Search the material and gather each line with "this" in it.

**RECORD LIST:**

+++

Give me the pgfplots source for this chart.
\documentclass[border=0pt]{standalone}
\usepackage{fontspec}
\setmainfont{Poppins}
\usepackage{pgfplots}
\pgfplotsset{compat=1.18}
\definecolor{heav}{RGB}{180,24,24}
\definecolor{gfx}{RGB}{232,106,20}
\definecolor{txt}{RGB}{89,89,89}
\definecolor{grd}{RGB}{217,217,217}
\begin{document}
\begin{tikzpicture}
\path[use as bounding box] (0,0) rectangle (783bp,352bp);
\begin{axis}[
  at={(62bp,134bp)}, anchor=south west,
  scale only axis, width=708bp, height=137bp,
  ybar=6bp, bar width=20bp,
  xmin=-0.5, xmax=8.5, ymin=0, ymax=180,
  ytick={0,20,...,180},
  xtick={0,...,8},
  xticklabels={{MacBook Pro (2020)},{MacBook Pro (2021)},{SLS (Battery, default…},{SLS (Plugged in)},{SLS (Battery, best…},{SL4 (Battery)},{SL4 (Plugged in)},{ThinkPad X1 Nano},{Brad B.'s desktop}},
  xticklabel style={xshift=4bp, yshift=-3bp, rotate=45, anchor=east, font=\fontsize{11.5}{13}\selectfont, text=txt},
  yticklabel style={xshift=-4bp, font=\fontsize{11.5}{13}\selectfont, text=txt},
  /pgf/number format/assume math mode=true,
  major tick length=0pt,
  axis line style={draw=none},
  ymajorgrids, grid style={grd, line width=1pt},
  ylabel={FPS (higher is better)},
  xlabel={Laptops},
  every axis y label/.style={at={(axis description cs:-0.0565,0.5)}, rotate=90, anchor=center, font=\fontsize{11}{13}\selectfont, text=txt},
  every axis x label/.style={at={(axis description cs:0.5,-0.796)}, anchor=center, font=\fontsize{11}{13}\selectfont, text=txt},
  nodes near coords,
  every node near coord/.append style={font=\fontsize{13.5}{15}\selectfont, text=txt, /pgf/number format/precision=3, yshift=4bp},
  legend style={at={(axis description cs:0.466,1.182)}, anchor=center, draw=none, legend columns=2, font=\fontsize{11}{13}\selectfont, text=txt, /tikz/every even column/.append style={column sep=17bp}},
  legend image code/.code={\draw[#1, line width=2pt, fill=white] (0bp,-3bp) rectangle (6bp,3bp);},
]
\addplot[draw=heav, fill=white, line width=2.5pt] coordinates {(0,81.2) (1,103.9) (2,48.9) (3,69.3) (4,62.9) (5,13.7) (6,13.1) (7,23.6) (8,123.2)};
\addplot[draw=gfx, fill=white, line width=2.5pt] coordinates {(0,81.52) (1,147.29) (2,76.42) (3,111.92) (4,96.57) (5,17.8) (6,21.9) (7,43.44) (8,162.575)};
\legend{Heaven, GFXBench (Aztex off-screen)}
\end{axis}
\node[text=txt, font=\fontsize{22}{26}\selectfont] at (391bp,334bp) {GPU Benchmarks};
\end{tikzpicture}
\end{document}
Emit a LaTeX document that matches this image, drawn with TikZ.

+++

**EXERCISE RESULT:**
Give me the pgfplots source for this chart.
Emit a LaTeX document that matches this image, drawn with TikZ.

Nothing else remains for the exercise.